#### PROBLEM DESCRIPTION
Exactly retype the lines from the top of the data through the line containing "plt.rcParams['font.family'] = ['Liberation", leaving out every picture.

#### DATASET CONTENT

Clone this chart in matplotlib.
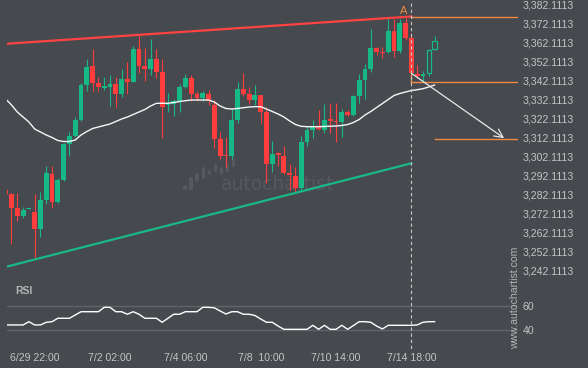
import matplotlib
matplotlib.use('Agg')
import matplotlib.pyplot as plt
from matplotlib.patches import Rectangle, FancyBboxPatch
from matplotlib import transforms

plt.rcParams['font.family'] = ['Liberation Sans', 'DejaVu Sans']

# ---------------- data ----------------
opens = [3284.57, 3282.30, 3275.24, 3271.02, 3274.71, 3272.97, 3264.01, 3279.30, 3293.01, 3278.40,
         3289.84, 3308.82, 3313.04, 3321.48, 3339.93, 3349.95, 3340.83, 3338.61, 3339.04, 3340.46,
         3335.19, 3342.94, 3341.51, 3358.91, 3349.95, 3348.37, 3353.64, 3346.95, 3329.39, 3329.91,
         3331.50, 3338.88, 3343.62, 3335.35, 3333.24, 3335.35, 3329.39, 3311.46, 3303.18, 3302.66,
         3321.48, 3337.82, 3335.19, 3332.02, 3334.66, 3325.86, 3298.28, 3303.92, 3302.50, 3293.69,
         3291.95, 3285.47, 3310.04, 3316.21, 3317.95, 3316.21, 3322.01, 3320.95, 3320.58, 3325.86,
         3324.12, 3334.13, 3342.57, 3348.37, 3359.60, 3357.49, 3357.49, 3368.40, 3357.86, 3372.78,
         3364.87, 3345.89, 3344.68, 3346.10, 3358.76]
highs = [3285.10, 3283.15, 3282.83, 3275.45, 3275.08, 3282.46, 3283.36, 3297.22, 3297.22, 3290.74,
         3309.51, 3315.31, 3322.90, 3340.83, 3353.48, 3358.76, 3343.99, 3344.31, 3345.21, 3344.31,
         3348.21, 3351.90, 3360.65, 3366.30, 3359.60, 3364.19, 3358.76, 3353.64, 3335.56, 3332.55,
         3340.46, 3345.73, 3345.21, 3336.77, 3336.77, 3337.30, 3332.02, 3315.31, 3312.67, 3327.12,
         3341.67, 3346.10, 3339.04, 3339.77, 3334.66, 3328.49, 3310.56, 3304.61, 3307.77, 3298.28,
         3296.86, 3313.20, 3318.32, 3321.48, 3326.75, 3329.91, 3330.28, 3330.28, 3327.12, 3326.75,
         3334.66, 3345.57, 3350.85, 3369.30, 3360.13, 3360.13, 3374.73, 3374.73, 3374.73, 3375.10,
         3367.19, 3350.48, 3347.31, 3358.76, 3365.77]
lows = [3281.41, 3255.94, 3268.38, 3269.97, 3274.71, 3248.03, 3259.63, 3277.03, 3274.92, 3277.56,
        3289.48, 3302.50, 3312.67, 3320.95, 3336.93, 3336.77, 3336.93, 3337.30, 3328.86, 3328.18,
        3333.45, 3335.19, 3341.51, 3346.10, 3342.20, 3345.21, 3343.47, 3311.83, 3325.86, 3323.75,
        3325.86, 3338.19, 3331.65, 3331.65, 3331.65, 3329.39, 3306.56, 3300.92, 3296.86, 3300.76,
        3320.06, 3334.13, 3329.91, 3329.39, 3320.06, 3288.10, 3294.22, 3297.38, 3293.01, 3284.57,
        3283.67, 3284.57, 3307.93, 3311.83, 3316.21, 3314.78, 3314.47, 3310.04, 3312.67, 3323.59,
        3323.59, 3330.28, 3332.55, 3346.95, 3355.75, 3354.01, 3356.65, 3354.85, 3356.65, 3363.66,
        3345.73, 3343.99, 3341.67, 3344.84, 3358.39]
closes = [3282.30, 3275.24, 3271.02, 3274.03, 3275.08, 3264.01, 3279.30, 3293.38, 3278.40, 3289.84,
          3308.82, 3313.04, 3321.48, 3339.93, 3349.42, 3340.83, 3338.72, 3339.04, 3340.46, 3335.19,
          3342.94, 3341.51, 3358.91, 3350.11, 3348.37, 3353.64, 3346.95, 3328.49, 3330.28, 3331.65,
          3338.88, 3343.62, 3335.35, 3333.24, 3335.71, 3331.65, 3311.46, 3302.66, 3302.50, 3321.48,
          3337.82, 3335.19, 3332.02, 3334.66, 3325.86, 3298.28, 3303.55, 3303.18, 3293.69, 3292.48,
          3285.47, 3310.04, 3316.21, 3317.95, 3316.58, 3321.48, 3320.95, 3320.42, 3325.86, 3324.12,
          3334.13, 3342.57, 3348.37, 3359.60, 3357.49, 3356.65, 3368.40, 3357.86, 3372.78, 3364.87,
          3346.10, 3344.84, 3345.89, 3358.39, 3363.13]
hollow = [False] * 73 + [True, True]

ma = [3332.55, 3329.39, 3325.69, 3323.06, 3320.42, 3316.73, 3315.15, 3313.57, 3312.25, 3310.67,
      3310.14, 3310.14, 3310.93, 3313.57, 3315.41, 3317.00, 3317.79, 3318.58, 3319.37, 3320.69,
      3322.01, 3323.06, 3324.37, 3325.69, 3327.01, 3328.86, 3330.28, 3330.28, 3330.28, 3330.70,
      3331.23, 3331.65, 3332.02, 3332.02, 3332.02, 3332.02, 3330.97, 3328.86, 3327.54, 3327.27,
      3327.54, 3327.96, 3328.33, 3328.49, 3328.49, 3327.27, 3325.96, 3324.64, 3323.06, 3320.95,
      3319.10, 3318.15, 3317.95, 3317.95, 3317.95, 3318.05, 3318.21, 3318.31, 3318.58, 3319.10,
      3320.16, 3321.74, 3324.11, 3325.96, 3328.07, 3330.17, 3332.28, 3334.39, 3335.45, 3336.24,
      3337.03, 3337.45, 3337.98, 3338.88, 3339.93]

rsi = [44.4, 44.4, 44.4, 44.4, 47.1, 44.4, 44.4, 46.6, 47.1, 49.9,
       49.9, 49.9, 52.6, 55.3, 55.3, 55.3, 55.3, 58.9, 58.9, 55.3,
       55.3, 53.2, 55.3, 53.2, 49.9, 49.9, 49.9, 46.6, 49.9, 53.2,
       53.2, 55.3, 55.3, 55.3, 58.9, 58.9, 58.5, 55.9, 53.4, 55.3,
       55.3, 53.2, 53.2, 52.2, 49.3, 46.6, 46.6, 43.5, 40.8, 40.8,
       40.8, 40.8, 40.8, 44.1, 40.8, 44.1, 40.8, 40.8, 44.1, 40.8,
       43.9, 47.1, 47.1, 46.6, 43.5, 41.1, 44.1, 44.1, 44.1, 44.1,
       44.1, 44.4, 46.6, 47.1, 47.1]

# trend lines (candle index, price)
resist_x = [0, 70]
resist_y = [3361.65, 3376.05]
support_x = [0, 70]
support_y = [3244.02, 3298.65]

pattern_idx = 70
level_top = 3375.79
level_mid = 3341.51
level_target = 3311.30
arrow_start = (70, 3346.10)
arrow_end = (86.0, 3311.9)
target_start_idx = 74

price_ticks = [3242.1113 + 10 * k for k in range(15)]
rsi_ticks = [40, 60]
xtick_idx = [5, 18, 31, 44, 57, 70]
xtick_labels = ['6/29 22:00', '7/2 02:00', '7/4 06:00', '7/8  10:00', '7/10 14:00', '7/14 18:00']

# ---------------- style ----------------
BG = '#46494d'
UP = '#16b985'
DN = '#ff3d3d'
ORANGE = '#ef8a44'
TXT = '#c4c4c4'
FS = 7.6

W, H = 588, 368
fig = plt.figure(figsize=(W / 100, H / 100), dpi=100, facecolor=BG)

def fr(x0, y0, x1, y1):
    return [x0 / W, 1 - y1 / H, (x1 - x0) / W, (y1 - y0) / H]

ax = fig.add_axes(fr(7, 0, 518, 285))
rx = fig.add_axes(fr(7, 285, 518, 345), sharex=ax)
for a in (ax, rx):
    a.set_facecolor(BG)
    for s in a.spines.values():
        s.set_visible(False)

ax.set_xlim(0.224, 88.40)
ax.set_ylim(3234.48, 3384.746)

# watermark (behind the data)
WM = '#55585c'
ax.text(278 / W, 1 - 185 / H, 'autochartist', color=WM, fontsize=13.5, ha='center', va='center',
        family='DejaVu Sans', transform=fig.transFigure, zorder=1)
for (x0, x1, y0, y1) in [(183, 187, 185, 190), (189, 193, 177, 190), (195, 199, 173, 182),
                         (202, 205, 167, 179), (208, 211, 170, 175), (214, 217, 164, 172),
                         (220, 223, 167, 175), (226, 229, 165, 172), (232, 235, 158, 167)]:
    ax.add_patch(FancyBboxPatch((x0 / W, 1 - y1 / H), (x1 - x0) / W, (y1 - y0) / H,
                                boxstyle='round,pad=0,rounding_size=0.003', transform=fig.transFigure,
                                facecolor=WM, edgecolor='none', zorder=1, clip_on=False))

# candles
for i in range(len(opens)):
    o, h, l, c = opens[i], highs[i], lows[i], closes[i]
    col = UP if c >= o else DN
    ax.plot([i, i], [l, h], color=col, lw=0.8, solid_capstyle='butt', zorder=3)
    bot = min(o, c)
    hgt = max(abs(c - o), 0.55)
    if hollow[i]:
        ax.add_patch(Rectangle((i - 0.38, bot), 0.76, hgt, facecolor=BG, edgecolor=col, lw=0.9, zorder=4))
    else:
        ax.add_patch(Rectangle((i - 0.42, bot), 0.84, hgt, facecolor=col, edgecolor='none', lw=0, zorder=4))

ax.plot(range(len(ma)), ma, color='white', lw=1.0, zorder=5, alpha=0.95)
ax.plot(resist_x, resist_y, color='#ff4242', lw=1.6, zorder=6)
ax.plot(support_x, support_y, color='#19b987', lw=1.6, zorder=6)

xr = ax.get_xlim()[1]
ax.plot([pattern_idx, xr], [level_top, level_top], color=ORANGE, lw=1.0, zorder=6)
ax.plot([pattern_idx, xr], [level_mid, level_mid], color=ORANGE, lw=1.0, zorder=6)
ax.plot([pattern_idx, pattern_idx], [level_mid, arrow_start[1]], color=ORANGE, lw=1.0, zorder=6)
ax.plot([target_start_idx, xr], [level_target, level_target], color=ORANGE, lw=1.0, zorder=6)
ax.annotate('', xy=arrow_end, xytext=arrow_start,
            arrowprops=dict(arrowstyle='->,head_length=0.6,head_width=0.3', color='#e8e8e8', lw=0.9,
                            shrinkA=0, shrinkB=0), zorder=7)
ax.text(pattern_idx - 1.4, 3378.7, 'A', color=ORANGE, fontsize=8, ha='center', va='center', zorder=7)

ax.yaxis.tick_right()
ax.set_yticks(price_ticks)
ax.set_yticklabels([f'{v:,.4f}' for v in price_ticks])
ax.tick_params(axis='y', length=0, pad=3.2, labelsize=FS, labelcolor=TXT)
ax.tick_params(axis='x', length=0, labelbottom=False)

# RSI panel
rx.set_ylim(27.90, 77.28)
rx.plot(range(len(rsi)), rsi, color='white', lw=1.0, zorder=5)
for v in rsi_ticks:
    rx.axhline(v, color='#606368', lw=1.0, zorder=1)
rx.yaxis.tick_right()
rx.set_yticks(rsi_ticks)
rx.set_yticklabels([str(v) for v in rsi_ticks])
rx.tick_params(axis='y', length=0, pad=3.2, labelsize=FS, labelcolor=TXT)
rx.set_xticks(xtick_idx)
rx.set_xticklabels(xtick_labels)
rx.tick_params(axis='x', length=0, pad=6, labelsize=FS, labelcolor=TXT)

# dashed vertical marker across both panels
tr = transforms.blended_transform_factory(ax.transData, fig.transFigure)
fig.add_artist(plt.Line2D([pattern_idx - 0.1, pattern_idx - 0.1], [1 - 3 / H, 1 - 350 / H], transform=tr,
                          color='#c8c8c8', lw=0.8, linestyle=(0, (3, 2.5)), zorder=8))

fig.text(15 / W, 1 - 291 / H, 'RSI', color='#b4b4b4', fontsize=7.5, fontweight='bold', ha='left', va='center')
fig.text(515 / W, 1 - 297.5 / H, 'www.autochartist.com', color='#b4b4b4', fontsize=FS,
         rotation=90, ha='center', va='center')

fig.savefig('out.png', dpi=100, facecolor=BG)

#### WORKED SOLUTION
Clone this chart in matplotlib.
import matplotlib
matplotlib.use('Agg')
import matplotlib.pyplot as plt
from matplotlib.patches import Rectangle, FancyBboxPatch
from matplotlib import transforms

plt.rcParams['font.family'] = ['Liberation Sans', 'DejaVu Sans']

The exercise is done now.